§ GIVEN ENTRIES:

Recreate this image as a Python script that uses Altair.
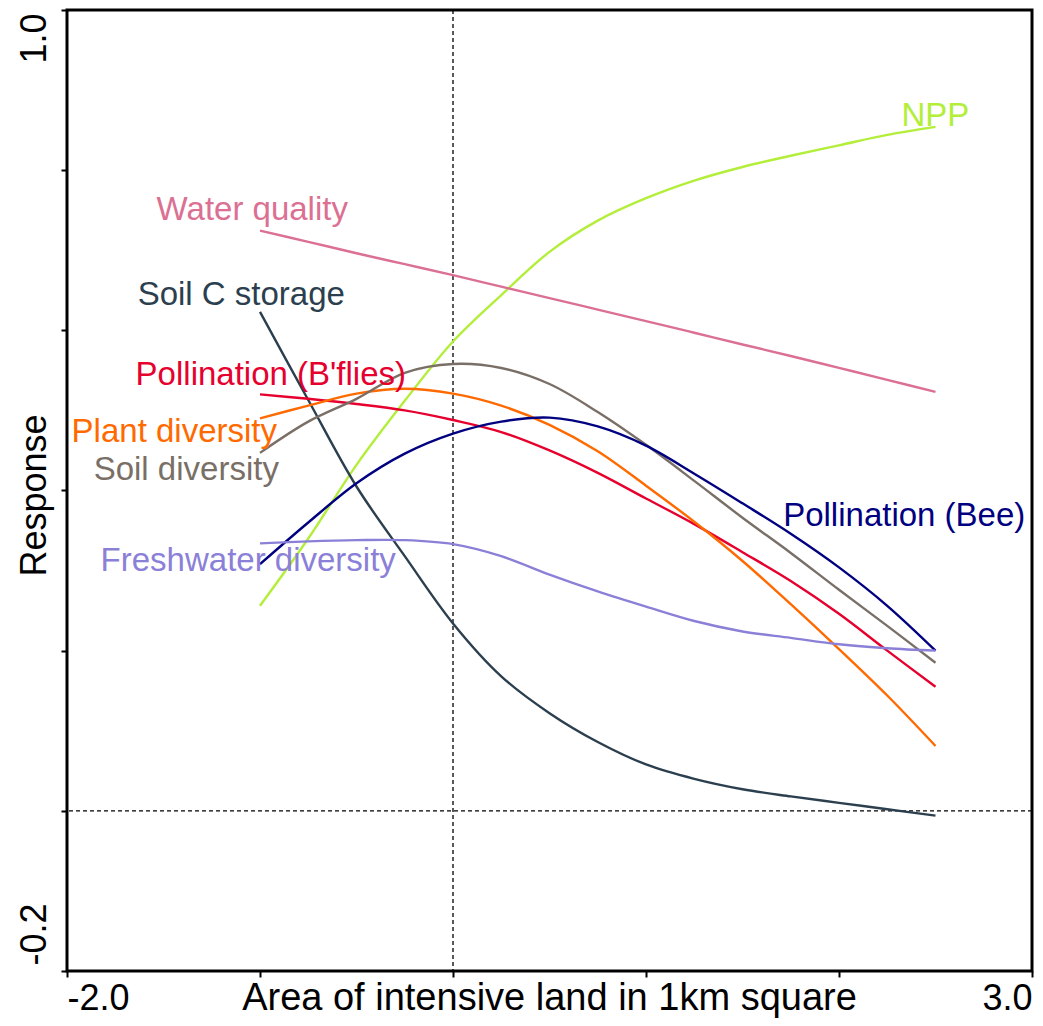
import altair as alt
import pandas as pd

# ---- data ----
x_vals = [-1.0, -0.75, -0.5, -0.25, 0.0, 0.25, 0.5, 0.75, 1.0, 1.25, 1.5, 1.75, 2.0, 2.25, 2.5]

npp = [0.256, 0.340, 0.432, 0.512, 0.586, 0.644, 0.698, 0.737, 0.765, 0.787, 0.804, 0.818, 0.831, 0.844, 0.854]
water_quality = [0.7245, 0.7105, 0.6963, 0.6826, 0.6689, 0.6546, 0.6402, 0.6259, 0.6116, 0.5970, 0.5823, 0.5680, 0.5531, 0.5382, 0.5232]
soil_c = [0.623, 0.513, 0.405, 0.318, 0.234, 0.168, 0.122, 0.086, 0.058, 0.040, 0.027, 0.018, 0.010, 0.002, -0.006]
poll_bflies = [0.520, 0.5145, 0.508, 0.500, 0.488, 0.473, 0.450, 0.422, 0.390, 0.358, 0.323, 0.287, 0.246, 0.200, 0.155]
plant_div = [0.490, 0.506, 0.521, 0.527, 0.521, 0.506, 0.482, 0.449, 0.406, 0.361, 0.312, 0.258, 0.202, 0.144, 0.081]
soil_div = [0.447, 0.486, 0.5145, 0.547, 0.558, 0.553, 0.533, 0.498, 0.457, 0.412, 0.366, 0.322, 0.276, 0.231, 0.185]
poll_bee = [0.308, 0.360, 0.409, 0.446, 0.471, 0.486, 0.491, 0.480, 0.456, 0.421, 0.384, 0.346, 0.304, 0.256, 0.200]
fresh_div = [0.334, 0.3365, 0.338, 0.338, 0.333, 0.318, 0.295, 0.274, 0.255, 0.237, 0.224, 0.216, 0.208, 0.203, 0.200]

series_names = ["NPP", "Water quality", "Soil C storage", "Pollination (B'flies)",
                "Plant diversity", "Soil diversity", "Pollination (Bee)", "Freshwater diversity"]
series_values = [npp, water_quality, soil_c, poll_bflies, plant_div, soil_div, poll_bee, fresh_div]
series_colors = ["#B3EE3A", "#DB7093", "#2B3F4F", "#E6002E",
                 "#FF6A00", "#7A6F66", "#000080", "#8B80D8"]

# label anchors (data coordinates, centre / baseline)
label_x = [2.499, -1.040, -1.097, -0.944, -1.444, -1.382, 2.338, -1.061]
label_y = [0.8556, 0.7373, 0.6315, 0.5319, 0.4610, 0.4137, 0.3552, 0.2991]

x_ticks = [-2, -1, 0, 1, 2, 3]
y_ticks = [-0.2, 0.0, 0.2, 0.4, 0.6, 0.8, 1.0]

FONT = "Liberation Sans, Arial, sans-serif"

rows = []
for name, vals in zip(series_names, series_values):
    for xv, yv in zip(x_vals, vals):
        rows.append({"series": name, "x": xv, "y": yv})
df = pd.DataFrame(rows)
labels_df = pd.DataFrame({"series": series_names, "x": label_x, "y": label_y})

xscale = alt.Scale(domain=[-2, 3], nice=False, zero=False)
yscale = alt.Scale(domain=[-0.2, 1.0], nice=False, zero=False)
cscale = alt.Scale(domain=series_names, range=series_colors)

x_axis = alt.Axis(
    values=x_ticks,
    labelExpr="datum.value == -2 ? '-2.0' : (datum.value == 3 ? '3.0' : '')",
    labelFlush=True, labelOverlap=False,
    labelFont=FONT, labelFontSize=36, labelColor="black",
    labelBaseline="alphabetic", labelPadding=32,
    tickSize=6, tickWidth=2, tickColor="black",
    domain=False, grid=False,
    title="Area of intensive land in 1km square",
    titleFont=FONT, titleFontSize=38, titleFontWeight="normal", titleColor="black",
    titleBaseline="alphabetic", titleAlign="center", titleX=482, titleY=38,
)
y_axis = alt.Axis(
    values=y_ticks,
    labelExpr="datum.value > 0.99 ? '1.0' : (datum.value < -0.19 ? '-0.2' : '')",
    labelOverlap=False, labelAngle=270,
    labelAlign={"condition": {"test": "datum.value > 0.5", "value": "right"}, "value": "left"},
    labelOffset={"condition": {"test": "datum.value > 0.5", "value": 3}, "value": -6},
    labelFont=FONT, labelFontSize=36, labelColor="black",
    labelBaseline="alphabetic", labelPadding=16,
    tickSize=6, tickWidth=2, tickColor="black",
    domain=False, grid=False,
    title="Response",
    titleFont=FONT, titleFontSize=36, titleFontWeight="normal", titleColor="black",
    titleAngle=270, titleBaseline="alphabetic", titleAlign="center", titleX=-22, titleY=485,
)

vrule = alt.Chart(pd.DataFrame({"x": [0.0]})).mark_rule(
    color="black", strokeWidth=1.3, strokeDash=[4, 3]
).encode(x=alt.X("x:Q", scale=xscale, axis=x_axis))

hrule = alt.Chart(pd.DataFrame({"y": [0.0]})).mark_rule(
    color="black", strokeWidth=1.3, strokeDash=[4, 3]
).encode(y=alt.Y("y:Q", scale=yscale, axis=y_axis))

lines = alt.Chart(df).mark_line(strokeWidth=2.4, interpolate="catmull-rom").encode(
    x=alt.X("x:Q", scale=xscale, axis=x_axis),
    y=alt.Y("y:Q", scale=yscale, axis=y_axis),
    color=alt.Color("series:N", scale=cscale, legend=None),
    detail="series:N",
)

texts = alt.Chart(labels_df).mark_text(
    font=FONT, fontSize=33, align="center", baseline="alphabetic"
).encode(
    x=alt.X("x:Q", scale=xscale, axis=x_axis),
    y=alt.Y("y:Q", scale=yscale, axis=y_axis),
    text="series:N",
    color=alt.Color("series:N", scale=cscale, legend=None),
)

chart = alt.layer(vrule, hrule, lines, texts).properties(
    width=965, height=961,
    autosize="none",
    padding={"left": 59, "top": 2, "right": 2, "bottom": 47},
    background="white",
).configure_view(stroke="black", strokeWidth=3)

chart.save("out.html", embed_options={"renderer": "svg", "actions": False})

...

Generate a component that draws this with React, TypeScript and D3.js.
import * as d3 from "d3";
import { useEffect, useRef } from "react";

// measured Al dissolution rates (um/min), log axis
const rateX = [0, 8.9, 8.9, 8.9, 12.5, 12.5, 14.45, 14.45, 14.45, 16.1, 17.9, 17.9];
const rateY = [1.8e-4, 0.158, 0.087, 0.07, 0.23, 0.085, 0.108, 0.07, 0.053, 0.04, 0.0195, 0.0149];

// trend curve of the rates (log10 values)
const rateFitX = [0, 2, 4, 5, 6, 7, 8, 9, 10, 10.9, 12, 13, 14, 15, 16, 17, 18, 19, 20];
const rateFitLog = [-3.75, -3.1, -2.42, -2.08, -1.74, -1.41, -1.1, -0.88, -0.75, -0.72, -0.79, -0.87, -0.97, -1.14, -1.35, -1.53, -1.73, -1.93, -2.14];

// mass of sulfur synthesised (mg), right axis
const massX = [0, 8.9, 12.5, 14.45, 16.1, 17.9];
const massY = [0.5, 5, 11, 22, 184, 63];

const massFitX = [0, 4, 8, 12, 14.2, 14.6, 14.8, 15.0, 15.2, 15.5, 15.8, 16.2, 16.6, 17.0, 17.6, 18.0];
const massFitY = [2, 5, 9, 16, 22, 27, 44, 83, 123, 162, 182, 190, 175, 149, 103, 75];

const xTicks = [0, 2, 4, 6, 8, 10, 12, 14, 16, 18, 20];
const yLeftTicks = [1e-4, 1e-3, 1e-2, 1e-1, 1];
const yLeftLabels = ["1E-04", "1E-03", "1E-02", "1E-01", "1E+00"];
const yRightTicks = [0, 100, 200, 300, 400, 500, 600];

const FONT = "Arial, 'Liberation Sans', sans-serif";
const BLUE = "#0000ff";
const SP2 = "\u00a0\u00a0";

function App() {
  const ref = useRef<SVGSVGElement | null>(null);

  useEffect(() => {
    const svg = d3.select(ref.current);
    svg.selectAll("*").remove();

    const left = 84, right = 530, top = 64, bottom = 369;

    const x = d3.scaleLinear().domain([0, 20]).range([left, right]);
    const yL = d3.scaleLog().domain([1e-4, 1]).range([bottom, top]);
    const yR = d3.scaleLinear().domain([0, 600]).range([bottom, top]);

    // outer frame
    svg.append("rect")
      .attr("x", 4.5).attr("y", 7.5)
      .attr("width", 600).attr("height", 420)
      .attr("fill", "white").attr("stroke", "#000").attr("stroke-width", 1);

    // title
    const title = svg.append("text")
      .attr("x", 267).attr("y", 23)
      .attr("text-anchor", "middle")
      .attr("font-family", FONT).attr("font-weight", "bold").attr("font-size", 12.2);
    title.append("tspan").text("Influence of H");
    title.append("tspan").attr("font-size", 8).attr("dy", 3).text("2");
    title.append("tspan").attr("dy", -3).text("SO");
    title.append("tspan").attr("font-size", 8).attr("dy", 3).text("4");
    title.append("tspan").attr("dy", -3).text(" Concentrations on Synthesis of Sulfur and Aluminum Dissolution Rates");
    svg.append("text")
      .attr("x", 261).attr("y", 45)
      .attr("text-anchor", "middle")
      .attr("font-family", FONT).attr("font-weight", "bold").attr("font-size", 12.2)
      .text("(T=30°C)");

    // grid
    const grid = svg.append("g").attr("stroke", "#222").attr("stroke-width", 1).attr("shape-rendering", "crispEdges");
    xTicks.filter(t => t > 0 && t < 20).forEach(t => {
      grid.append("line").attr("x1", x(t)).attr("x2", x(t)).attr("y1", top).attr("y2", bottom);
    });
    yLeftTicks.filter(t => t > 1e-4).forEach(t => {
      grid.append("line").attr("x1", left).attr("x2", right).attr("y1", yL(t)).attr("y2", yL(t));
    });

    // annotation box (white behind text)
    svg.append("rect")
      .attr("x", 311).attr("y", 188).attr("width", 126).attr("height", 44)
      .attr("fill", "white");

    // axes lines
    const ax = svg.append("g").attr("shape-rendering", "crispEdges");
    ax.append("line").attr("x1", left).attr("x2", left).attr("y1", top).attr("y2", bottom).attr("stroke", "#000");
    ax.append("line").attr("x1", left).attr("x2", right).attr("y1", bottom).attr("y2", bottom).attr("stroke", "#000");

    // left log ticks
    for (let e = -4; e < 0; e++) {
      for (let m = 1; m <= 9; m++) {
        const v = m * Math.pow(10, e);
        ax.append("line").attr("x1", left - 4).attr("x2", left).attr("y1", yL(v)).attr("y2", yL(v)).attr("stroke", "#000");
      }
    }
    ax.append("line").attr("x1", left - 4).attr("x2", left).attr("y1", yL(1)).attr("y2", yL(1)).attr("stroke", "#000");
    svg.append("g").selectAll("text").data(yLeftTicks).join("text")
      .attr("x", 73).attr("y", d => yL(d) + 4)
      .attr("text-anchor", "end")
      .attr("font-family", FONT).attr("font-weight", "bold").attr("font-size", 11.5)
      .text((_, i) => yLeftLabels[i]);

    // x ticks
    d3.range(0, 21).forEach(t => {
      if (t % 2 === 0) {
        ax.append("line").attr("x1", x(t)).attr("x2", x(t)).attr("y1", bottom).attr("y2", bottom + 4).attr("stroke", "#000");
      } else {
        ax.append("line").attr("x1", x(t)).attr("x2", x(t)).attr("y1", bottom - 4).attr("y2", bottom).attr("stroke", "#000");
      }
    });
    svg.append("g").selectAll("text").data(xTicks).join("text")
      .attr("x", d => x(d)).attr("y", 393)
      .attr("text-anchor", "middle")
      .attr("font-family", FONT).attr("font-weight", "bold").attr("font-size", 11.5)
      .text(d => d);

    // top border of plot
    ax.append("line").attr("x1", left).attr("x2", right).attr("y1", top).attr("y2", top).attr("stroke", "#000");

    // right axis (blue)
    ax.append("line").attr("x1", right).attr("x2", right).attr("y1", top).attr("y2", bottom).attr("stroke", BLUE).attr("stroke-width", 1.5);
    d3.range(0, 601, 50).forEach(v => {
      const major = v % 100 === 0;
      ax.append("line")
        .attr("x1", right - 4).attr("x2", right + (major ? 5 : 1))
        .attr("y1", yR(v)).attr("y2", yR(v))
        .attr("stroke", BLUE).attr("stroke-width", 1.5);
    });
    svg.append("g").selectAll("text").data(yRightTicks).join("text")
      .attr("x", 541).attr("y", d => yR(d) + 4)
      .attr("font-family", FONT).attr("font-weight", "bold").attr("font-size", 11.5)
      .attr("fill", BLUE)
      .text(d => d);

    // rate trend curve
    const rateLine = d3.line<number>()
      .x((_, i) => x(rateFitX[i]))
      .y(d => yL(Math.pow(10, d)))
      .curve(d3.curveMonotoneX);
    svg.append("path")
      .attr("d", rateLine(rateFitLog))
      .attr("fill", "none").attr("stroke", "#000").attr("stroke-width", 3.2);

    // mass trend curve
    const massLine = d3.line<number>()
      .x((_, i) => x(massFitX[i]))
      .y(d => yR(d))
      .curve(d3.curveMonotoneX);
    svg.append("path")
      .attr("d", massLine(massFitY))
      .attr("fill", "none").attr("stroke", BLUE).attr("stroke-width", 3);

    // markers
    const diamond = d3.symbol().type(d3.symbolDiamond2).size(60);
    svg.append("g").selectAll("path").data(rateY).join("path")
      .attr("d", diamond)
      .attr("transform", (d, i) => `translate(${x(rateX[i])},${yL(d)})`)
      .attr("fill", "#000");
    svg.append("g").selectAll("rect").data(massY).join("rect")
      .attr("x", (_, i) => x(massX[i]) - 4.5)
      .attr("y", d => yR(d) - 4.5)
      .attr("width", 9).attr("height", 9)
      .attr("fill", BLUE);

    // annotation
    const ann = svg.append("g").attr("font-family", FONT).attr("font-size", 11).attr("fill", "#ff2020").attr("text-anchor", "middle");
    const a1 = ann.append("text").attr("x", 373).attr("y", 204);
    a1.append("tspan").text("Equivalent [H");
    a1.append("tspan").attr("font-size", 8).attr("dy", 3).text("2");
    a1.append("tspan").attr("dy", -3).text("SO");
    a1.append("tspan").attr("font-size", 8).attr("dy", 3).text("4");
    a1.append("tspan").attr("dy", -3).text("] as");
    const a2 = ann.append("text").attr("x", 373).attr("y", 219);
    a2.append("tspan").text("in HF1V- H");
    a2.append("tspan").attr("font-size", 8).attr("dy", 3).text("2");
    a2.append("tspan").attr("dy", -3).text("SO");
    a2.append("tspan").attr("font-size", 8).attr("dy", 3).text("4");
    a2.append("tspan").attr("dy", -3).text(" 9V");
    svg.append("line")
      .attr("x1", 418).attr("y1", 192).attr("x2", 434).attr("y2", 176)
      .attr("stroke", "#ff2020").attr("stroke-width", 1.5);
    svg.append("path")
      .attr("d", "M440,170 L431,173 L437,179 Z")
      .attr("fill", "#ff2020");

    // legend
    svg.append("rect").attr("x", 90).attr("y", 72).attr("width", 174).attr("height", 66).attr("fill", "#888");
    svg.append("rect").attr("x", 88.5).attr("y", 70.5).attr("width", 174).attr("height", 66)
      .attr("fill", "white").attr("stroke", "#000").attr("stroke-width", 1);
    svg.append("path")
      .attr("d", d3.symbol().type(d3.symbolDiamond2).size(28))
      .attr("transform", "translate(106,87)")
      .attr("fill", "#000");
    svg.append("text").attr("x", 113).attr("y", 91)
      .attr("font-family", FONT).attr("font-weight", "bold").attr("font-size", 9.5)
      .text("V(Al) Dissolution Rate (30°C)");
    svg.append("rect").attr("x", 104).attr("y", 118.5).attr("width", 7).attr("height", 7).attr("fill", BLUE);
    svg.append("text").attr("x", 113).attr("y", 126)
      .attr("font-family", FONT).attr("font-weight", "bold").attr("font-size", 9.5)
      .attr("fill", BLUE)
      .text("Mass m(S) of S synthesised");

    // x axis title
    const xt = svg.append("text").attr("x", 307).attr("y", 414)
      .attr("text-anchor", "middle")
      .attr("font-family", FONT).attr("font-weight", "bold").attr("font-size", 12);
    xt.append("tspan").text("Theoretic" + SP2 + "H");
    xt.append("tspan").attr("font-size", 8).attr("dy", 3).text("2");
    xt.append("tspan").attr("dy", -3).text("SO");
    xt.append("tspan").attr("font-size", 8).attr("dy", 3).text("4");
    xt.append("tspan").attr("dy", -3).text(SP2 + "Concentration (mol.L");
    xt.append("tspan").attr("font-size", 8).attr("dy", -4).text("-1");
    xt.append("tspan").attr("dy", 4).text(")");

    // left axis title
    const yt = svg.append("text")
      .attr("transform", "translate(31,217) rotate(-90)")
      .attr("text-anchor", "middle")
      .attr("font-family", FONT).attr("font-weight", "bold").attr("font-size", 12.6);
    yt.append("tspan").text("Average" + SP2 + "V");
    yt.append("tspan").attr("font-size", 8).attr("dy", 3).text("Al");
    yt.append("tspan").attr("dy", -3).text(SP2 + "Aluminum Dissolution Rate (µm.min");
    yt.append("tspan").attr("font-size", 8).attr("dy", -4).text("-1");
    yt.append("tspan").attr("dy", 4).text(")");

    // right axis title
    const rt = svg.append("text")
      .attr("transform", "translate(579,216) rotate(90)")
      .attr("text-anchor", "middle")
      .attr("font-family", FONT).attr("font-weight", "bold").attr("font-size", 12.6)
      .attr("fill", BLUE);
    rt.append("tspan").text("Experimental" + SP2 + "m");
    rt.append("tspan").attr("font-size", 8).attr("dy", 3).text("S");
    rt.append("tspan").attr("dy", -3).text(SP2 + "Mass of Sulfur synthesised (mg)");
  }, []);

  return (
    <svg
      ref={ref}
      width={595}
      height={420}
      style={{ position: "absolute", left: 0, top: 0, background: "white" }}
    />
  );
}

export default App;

§ GOAL: The copy should hold exactly the lines from the line with "Recreate this image" to the line with "2.0, 2.25, 2.5]", both ends in, set down without any pictures and with nothing added.

§ FINISHED TASK:
Recreate this image as a Python script that uses Altair.
import altair as alt
import pandas as pd

# ---- data ----
x_vals = [-1.0, -0.75, -0.5, -0.25, 0.0, 0.25, 0.5, 0.75, 1.0, 1.25, 1.5, 1.75, 2.0, 2.25, 2.5]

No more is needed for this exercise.